[Start of Data provided]

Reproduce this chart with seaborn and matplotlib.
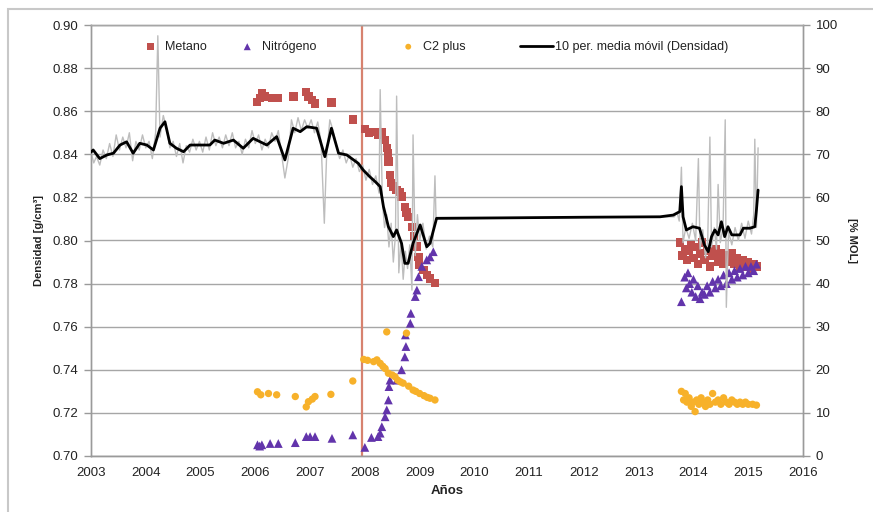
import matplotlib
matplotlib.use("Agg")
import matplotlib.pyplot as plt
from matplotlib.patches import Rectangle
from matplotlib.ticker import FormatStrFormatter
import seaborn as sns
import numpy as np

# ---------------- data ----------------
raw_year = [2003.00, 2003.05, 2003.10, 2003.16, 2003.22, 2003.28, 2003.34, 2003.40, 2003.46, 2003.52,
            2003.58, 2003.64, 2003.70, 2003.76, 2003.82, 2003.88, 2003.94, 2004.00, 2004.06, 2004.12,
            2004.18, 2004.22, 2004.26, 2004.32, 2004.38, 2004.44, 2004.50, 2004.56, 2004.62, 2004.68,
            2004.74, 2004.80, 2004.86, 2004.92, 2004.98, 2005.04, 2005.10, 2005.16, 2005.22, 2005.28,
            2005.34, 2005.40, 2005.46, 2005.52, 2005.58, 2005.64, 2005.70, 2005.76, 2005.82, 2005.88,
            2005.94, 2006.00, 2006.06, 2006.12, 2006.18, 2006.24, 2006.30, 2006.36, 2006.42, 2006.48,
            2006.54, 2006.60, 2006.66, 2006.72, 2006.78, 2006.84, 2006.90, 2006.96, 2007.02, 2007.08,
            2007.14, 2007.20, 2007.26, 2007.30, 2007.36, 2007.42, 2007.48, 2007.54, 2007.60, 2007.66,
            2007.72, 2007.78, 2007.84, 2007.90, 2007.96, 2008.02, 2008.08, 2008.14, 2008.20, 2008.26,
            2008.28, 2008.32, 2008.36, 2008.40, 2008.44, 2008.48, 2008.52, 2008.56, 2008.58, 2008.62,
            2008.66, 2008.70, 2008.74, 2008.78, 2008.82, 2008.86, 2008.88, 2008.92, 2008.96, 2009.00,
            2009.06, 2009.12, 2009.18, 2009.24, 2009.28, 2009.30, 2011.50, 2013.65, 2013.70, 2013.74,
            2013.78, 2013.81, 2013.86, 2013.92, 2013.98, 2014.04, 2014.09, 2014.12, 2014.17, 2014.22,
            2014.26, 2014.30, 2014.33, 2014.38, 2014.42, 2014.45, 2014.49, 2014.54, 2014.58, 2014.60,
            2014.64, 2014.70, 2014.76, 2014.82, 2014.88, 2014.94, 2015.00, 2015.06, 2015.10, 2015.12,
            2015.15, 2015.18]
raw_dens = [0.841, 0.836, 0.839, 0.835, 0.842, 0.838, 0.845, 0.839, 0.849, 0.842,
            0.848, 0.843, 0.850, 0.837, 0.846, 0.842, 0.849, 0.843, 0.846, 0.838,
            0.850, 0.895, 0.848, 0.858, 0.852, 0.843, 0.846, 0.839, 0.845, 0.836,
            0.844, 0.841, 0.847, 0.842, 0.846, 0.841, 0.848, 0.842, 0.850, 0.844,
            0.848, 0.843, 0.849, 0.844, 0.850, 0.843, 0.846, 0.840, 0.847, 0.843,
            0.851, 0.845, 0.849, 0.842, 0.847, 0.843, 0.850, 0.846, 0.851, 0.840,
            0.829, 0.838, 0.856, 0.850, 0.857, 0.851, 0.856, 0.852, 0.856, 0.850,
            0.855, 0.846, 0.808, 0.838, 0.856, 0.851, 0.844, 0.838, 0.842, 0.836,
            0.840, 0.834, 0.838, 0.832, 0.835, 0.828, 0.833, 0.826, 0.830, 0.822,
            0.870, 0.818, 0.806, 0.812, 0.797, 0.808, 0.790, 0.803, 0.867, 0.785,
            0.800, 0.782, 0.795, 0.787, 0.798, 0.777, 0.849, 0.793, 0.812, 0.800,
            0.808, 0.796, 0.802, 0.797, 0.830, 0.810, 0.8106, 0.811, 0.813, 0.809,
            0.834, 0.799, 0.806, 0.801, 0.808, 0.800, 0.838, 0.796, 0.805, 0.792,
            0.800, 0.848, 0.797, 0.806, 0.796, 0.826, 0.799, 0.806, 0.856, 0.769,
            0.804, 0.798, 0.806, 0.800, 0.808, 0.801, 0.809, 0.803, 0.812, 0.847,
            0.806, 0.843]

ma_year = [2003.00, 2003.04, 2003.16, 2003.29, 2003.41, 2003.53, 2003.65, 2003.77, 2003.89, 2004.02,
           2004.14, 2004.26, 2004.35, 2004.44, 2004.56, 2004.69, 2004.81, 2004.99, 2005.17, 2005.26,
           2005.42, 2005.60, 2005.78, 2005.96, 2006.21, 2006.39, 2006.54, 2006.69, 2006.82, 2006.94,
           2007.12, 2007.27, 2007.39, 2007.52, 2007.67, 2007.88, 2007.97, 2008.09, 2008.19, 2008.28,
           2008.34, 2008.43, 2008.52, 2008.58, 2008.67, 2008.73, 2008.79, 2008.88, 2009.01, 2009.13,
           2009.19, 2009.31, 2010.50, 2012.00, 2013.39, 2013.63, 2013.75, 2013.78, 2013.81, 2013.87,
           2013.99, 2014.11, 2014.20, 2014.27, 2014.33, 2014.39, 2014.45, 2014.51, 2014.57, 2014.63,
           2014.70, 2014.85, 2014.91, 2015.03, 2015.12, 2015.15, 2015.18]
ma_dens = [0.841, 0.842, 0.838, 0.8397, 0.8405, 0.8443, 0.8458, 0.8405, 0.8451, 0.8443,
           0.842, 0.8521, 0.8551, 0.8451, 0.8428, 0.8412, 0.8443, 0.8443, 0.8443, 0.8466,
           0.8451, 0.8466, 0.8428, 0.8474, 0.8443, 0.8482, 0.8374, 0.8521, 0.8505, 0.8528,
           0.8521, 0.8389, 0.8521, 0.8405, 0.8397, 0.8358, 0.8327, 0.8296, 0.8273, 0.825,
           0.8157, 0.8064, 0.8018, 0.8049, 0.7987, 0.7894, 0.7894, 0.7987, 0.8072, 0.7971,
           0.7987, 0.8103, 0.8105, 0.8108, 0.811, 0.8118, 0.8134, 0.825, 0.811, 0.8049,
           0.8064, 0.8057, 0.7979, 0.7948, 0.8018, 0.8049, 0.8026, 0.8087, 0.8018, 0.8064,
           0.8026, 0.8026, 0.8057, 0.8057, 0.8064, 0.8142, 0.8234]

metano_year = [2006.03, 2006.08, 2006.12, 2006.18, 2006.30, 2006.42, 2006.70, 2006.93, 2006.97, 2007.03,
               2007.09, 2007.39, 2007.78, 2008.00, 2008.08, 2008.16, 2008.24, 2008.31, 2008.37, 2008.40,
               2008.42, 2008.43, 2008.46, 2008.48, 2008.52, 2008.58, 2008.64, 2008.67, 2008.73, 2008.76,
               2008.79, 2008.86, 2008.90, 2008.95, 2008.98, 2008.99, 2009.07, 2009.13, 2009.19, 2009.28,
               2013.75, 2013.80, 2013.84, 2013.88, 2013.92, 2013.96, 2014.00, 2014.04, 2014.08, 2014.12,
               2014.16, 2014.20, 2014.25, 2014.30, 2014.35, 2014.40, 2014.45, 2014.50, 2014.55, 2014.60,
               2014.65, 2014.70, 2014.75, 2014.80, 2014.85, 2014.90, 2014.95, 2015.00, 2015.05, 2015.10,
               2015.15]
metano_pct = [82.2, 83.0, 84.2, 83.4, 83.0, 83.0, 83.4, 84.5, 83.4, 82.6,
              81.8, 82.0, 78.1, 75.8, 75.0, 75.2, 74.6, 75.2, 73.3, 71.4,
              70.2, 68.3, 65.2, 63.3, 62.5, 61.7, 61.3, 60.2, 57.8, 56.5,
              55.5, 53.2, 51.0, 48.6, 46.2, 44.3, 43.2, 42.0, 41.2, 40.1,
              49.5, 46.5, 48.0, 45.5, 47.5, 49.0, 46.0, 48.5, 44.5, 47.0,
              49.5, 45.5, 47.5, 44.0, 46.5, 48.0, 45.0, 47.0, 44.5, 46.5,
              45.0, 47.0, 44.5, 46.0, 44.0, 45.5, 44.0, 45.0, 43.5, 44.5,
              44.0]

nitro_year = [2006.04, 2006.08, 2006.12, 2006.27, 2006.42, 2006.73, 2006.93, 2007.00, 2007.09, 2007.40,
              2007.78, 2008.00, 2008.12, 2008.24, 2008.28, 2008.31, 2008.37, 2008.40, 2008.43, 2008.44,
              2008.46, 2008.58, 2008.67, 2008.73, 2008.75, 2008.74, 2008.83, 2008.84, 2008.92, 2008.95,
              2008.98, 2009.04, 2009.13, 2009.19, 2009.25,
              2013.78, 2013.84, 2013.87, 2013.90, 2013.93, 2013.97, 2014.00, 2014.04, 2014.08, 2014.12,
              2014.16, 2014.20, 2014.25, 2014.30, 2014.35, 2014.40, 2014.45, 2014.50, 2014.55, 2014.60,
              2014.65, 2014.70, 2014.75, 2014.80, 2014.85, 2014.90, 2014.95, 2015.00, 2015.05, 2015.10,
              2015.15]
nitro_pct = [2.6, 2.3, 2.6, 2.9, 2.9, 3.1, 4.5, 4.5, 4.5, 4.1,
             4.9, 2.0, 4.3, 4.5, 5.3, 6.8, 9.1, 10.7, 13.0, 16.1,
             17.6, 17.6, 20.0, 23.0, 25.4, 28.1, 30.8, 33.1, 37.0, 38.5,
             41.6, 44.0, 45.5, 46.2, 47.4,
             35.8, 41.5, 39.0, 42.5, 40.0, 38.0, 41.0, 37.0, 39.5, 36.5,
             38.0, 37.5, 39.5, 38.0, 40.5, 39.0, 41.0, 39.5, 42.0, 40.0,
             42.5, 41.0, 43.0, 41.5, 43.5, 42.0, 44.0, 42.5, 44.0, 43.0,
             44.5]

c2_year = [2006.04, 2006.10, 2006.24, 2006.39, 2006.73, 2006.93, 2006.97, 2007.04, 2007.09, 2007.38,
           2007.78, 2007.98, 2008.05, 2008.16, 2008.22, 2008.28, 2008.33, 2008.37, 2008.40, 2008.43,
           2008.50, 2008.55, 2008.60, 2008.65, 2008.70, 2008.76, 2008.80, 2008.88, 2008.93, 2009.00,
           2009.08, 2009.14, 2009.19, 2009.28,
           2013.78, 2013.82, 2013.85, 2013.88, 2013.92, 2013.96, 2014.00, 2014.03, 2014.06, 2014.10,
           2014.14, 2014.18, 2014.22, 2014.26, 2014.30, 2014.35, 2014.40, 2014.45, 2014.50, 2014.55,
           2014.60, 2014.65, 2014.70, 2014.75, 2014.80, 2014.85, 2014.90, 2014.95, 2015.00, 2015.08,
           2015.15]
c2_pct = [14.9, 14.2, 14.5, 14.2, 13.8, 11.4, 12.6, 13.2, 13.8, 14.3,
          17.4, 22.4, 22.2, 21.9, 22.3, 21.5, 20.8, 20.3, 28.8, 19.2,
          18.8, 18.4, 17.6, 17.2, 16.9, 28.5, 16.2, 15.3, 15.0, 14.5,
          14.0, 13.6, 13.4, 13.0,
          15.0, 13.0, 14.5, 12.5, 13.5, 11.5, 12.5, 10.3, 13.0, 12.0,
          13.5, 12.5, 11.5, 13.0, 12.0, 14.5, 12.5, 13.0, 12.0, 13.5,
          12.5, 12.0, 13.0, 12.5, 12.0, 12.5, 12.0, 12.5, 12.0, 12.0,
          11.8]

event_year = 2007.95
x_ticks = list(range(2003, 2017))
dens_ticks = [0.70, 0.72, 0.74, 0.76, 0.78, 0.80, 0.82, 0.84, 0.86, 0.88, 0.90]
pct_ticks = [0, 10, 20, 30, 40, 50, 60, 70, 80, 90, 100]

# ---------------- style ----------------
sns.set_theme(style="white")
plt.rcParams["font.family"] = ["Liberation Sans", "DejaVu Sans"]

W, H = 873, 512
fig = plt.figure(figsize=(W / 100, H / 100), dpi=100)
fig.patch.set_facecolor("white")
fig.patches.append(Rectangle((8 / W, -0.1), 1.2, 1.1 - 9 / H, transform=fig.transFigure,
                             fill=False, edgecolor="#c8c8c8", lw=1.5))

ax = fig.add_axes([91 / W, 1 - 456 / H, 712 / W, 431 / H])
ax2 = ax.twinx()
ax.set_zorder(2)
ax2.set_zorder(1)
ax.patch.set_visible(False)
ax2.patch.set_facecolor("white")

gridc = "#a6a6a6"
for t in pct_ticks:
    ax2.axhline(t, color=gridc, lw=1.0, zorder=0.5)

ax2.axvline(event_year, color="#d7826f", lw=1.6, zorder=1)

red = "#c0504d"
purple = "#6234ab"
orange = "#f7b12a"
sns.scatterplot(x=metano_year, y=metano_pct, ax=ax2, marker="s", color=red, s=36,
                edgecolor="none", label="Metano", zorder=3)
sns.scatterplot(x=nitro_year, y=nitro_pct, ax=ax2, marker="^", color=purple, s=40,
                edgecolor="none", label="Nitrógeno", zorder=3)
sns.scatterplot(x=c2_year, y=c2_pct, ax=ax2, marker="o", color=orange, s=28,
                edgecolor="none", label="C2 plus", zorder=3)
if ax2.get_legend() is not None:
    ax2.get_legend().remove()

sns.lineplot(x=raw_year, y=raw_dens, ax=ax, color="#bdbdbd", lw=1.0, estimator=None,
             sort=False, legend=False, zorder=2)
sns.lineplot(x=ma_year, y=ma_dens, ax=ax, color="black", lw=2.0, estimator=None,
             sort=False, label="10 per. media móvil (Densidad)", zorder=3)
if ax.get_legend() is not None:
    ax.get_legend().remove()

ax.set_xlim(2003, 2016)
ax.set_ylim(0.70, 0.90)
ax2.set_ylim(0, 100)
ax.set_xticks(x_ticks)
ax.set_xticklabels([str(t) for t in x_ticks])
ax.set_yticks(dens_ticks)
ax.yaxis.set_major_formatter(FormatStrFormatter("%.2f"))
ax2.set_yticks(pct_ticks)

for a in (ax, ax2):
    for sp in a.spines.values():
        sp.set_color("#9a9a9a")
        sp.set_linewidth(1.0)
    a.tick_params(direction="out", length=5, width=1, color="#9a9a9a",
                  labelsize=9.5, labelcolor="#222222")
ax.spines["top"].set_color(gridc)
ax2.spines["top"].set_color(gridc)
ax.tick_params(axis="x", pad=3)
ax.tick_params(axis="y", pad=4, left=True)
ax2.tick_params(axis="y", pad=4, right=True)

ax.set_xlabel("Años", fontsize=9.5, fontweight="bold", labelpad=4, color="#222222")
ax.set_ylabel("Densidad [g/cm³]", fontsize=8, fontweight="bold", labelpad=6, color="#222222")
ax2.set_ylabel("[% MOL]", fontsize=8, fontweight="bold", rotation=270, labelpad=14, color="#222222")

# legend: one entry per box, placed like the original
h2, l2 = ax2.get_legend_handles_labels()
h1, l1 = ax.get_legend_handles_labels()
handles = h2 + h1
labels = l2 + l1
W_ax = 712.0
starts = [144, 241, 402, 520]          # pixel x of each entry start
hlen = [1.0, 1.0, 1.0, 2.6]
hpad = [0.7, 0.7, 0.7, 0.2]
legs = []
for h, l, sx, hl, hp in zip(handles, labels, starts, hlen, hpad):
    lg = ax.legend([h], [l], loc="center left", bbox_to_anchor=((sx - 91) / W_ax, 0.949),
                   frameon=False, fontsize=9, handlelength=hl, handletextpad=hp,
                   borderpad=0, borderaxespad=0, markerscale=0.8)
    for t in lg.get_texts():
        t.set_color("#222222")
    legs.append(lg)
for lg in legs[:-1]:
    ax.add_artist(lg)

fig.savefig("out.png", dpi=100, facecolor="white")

[End of Data provided]

— Job —
Skip every picture and return the lines above from the top through the one that contains "import numpy as np".

— Exercise output —
Reproduce this chart with seaborn and matplotlib.
import matplotlib
matplotlib.use("Agg")
import matplotlib.pyplot as plt
from matplotlib.patches import Rectangle
from matplotlib.ticker import FormatStrFormatter
import seaborn as sns
import numpy as np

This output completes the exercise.